The Tanzanian writer, activist and poet, Issa Shivji, reviews The World Turned Upside Down for the Kenyan newspaper The Nation.
This is a political novel with a novel approach; not amenable to a normal kind of sober academic review. There is nothing like this I have ever read before. It is a thriller, if you like; it is a political indictment of capitalism, if you prefer; it is about love and hate, heart-breakers and heart-broken, if that is what interests you.
Bianca Ndour is a brilliant academic. A persuasive rabble-rouser, a detective out to solve serial murder of the global elite; a conspirator or an accomplice or simply a reveller of these murders, it is hard to tell. She is an insatiable lover, a cruel heart-breaker, a dare-devil out to confront and expose the ignominies of the system.
She refuses to see the world the way you and me and others are accustomed to see. She shows you the world turned upside down as she sees it and, at the end of it all, succeeds in her mission. You begin to imitate her, not mimic or mock or ridicule, which is your first reflex. She makes you overcome your reflex and makes you reflect instead.

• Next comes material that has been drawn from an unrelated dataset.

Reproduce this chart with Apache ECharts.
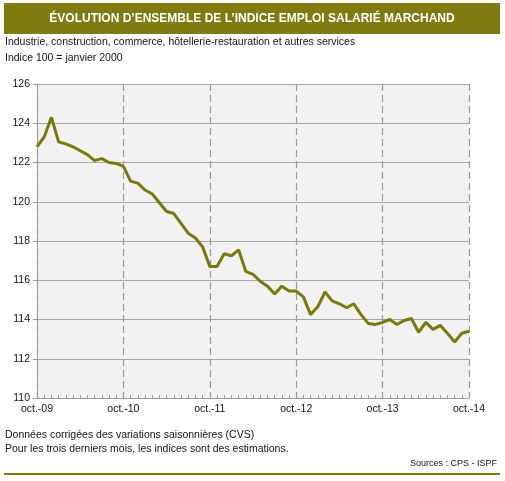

The novel is racy. Its plot is crazy and insane – that is what you feel as you race through it. But when you are through its 342 pages, reluctantly put it aside and take a moment to reflect, you cannot help but conclude that it is you, the reader, who is crazy and insane in your failure to see how insane, inhuman and irrational is the capitalist order under which labours the world you inhabit.